───── Source excerpt ─────

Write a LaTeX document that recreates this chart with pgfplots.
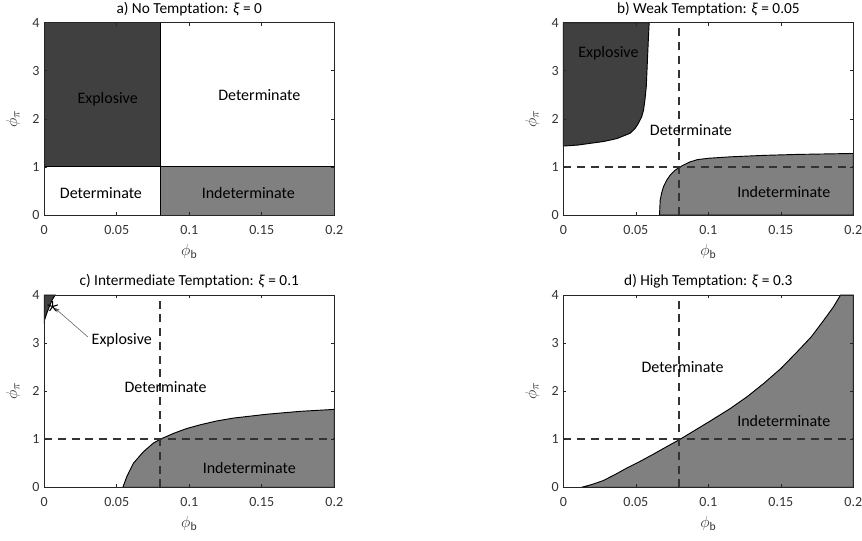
\documentclass[border=0pt]{standalone}
\usepackage{fontspec}
\setmainfont{Carlito}[Ligatures=NoCommon]
\usepackage{pgfplots}
\pgfplotsset{compat=1.18}
\usetikzlibrary{arrows.meta}

\definecolor{expl}{HTML}{404040}
\definecolor{indet}{HTML}{808080}
\definecolor{axc}{HTML}{262626}
\definecolor{labc}{HTML}{333333}

\newcommand{\regfont}{\fontsize{12}{14}\selectfont}
\newcommand{\paneltitle}[1]{\node[anchor=base, font=\fontsize{11.5}{13}\selectfont]
  at (axis description cs:0.5,1.05) {#1};}

\pgfplotsset{
  regime/.style={
    scale only axis, width=217.5pt, height=144.2pt,
    xmin=0, xmax=0.2, ymin=0, ymax=4,
    xtick={0,0.05,0.1,0.15,0.2}, xticklabels={0,0.05,0.1,0.15,0.2},
    ytick={0,1,2,3,4}, yticklabels={0,1,2,3,4},
    tick align=inside, major tick length=2.2pt,
    axis line style={axc, line width=0.6pt},
    tick style={axc, line width=0.5pt},
    tick label style={font=\fontsize{10.5}{12}\selectfont, color=labc},
    xticklabel style={yshift=-4pt},
    xlabel={$\phi$\textsubscript{b}}, ylabel={$\phi$\textsubscript{$\pi$}},
    xlabel style={at={(axis description cs:0.5,-0.19)}, anchor=center,
      font=\fontsize{12.5}{14}\selectfont, color=labc},
    ylabel style={at={(axis description cs:-0.107,0.5)}, anchor=center,
      font=\fontsize{12.5}{14}\selectfont, color=labc},
    axis on top, clip=false,
  },
  bound/.style={draw=black, line width=0.7pt},
  guide/.style={labc, line width=1.3pt, dash pattern=on 6pt off 4.3pt},
}

\begin{document}
\begin{tikzpicture}
\path[use as bounding box] (0,0) rectangle (646.5pt,405.75pt);

% a) no temptation
\begin{axis}[regime, at={(33.2pt,244.5pt)}, anchor=south west]
\addplot[bound, fill=expl] coordinates {(0,1) (0.08,1) (0.08,4) (0,4)} --cycle;
\addplot[bound, fill=indet] coordinates {(0.08,0) (0.2,0) (0.2,1) (0.08,1)} --cycle;
\addplot[bound] coordinates {(0.08,0) (0.08,4)};
\addplot[bound] coordinates {(0,1) (0.2,1)};
\node[font=\regfont] at (axis cs:0.0437,2.41) {Explosive};
\node[font=\regfont] at (axis cs:0.1483,2.50) {Determinate};
\node[font=\regfont] at (axis cs:0.0391,0.45) {Determinate};
\node[font=\regfont] at (axis cs:0.1407,0.45) {Indeterminate};
\paneltitle{a) No Temptation: \textit{ξ} = 0}
\end{axis}

% b) weak temptation
\begin{axis}[regime, at={(422.5pt,244.5pt)}, anchor=south west]
\addplot[bound, fill=expl] coordinates {
  (0,4) (0,1.434) (0.010,1.455) (0.0184,1.49) (0.028,1.53) (0.0369,1.59)
  (0.046,1.70) (0.0495,1.80) (0.0518,1.91) (0.0540,2.04) (0.0553,2.18)
  (0.0563,2.40) (0.0572,2.67) (0.0580,3.22) (0.0587,3.70) (0.0592,4)} --cycle;
\addplot[bound, fill=indet] coordinates {
  (0.0663,0) (0.0665,0.12) (0.0668,0.31) (0.0678,0.46) (0.0691,0.59)
  (0.0712,0.72) (0.0737,0.83) (0.0770,0.93) (0.0800,0.99) (0.0829,1.04)
  (0.0870,1.10) (0.0922,1.15) (0.1000,1.18) (0.1152,1.21) (0.1380,1.24)
  (0.1610,1.26) (0.2,1.28) (0.2,0)} --cycle;
\addplot[guide] coordinates {(0.08,0) (0.08,4)};
\addplot[guide] coordinates {(0,1) (0.2,1)};
\node[font=\regfont] at (axis cs:0.0311,3.36) {Explosive};
\node[font=\regfont] at (axis cs:0.0880,1.77) {Determinate};
\node[font=\regfont] at (axis cs:0.1520,0.485) {Indeterminate};
\paneltitle{b) Weak Temptation: \textit{ξ} = 0.05}
\end{axis}

% c) intermediate temptation
\begin{axis}[regime, at={(33.2pt,40.3pt)}, anchor=south west]
\addplot[bound, fill=expl] coordinates {
  (0,4) (0,3.46) (0.0015,3.60) (0.0035,3.76) (0.0055,3.90) (0.0075,4)} --cycle;
\addplot[bound, fill=indet] coordinates {
  (0.0542,0) (0.0569,0.22) (0.0615,0.50) (0.0684,0.74) (0.0753,0.92)
  (0.0800,1.00) (0.0891,1.12) (0.0980,1.22) (0.1076,1.30) (0.1190,1.38)
  (0.1306,1.44) (0.1537,1.52) (0.1767,1.58) (0.2,1.62) (0.2,0)} --cycle;
\addplot[guide] coordinates {(0.08,0) (0.08,4)};
\addplot[guide] coordinates {(0,1) (0.2,1)};
\addplot[only marks, mark=star, mark size=4pt, black, line width=0.8pt]
  coordinates {(0.0058,3.76)};
\draw[-{Stealth[length=4pt,width=3pt]}, labc!80, line width=0.4pt]
  (axis cs:0.0300,3.13) -- (axis cs:0.0072,3.73);
\node[font=\regfont] at (axis cs:0.0535,3.05) {Explosive};
\node[font=\regfont] at (axis cs:0.0837,2.08) {Determinate};
\node[font=\regfont] at (axis cs:0.1414,0.395) {Indeterminate};
\paneltitle{c) Intermediate Temptation: \textit{ξ} = 0.1}
\end{axis}

% d) high temptation
\begin{axis}[regime, at={(422.5pt,40.3pt)}, anchor=south west]
\addplot[bound, fill=indet] coordinates {
  (0.0127,0) (0.0200,0.06) (0.0276,0.14) (0.0360,0.27) (0.0438,0.40)
  (0.0530,0.54) (0.0622,0.69) (0.0710,0.84) (0.0806,1.00) (0.0910,1.19)
  (0.1014,1.38) (0.1152,1.64) (0.1270,1.89) (0.1382,2.16) (0.1500,2.47)
  (0.1613,2.82) (0.1710,3.13) (0.1797,3.48) (0.1860,3.74) (0.1912,4)
  (0.2,4) (0.2,0)} --cycle;
\addplot[guide] coordinates {(0.08,0) (0.08,4)};
\addplot[guide] coordinates {(0,1) (0.2,1)};
\node[font=\regfont] at (axis cs:0.0822,2.51) {Determinate};
\node[font=\regfont] at (axis cs:0.1520,1.38) {Indeterminate};
\paneltitle{d) High Temptation: \textit{ξ} = 0.3}
\end{axis}
\end{tikzpicture}
\end{document}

─────

| Direction |
Reproduce the whole listing exactly, but not the images in it.

| Reply |
Write a LaTeX document that recreates this chart with pgfplots.
\documentclass[border=0pt]{standalone}
\usepackage{fontspec}
\setmainfont{Carlito}[Ligatures=NoCommon]
\usepackage{pgfplots}
\pgfplotsset{compat=1.18}
\usetikzlibrary{arrows.meta}

\definecolor{expl}{HTML}{404040}
\definecolor{indet}{HTML}{808080}
\definecolor{axc}{HTML}{262626}
\definecolor{labc}{HTML}{333333}

\newcommand{\regfont}{\fontsize{12}{14}\selectfont}
\newcommand{\paneltitle}[1]{\node[anchor=base, font=\fontsize{11.5}{13}\selectfont]
  at (axis description cs:0.5,1.05) {#1};}

\pgfplotsset{
  regime/.style={
    scale only axis, width=217.5pt, height=144.2pt,
    xmin=0, xmax=0.2, ymin=0, ymax=4,
    xtick={0,0.05,0.1,0.15,0.2}, xticklabels={0,0.05,0.1,0.15,0.2},
    ytick={0,1,2,3,4}, yticklabels={0,1,2,3,4},
    tick align=inside, major tick length=2.2pt,
    axis line style={axc, line width=0.6pt},
    tick style={axc, line width=0.5pt},
    tick label style={font=\fontsize{10.5}{12}\selectfont, color=labc},
    xticklabel style={yshift=-4pt},
    xlabel={$\phi$\textsubscript{b}}, ylabel={$\phi$\textsubscript{$\pi$}},
    xlabel style={at={(axis description cs:0.5,-0.19)}, anchor=center,
      font=\fontsize{12.5}{14}\selectfont, color=labc},
    ylabel style={at={(axis description cs:-0.107,0.5)}, anchor=center,
      font=\fontsize{12.5}{14}\selectfont, color=labc},
    axis on top, clip=false,
  },
  bound/.style={draw=black, line width=0.7pt},
  guide/.style={labc, line width=1.3pt, dash pattern=on 6pt off 4.3pt},
}

\begin{document}
\begin{tikzpicture}
\path[use as bounding box] (0,0) rectangle (646.5pt,405.75pt);

% a) no temptation
\begin{axis}[regime, at={(33.2pt,244.5pt)}, anchor=south west]
\addplot[bound, fill=expl] coordinates {(0,1) (0.08,1) (0.08,4) (0,4)} --cycle;
\addplot[bound, fill=indet] coordinates {(0.08,0) (0.2,0) (0.2,1) (0.08,1)} --cycle;
\addplot[bound] coordinates {(0.08,0) (0.08,4)};
\addplot[bound] coordinates {(0,1) (0.2,1)};
\node[font=\regfont] at (axis cs:0.0437,2.41) {Explosive};
\node[font=\regfont] at (axis cs:0.1483,2.50) {Determinate};
\node[font=\regfont] at (axis cs:0.0391,0.45) {Determinate};
\node[font=\regfont] at (axis cs:0.1407,0.45) {Indeterminate};
\paneltitle{a) No Temptation: \textit{ξ} = 0}
\end{axis}

% b) weak temptation
\begin{axis}[regime, at={(422.5pt,244.5pt)}, anchor=south west]
\addplot[bound, fill=expl] coordinates {
  (0,4) (0,1.434) (0.010,1.455) (0.0184,1.49) (0.028,1.53) (0.0369,1.59)
  (0.046,1.70) (0.0495,1.80) (0.0518,1.91) (0.0540,2.04) (0.0553,2.18)
  (0.0563,2.40) (0.0572,2.67) (0.0580,3.22) (0.0587,3.70) (0.0592,4)} --cycle;
\addplot[bound, fill=indet] coordinates {
  (0.0663,0) (0.0665,0.12) (0.0668,0.31) (0.0678,0.46) (0.0691,0.59)
  (0.0712,0.72) (0.0737,0.83) (0.0770,0.93) (0.0800,0.99) (0.0829,1.04)
  (0.0870,1.10) (0.0922,1.15) (0.1000,1.18) (0.1152,1.21) (0.1380,1.24)
  (0.1610,1.26) (0.2,1.28) (0.2,0)} --cycle;
\addplot[guide] coordinates {(0.08,0) (0.08,4)};
\addplot[guide] coordinates {(0,1) (0.2,1)};
\node[font=\regfont] at (axis cs:0.0311,3.36) {Explosive};
\node[font=\regfont] at (axis cs:0.0880,1.77) {Determinate};
\node[font=\regfont] at (axis cs:0.1520,0.485) {Indeterminate};
\paneltitle{b) Weak Temptation: \textit{ξ} = 0.05}
\end{axis}

% c) intermediate temptation
\begin{axis}[regime, at={(33.2pt,40.3pt)}, anchor=south west]
\addplot[bound, fill=expl] coordinates {
  (0,4) (0,3.46) (0.0015,3.60) (0.0035,3.76) (0.0055,3.90) (0.0075,4)} --cycle;
\addplot[bound, fill=indet] coordinates {
  (0.0542,0) (0.0569,0.22) (0.0615,0.50) (0.0684,0.74) (0.0753,0.92)
  (0.0800,1.00) (0.0891,1.12) (0.0980,1.22) (0.1076,1.30) (0.1190,1.38)
  (0.1306,1.44) (0.1537,1.52) (0.1767,1.58) (0.2,1.62) (0.2,0)} --cycle;
\addplot[guide] coordinates {(0.08,0) (0.08,4)};
\addplot[guide] coordinates {(0,1) (0.2,1)};
\addplot[only marks, mark=star, mark size=4pt, black, line width=0.8pt]
  coordinates {(0.0058,3.76)};
\draw[-{Stealth[length=4pt,width=3pt]}, labc!80, line width=0.4pt]
  (axis cs:0.0300,3.13) -- (axis cs:0.0072,3.73);
\node[font=\regfont] at (axis cs:0.0535,3.05) {Explosive};
\node[font=\regfont] at (axis cs:0.0837,2.08) {Determinate};
\node[font=\regfont] at (axis cs:0.1414,0.395) {Indeterminate};
\paneltitle{c) Intermediate Temptation: \textit{ξ} = 0.1}
\end{axis}

% d) high temptation
\begin{axis}[regime, at={(422.5pt,40.3pt)}, anchor=south west]
\addplot[bound, fill=indet] coordinates {
  (0.0127,0) (0.0200,0.06) (0.0276,0.14) (0.0360,0.27) (0.0438,0.40)
  (0.0530,0.54) (0.0622,0.69) (0.0710,0.84) (0.0806,1.00) (0.0910,1.19)
  (0.1014,1.38) (0.1152,1.64) (0.1270,1.89) (0.1382,2.16) (0.1500,2.47)
  (0.1613,2.82) (0.1710,3.13) (0.1797,3.48) (0.1860,3.74) (0.1912,4)
  (0.2,4) (0.2,0)} --cycle;
\addplot[guide] coordinates {(0.08,0) (0.08,4)};
\addplot[guide] coordinates {(0,1) (0.2,1)};
\node[font=\regfont] at (axis cs:0.0822,2.51) {Determinate};
\node[font=\regfont] at (axis cs:0.1520,1.38) {Indeterminate};
\paneltitle{d) High Temptation: \textit{ξ} = 0.3}
\end{axis}
\end{tikzpicture}
\end{document}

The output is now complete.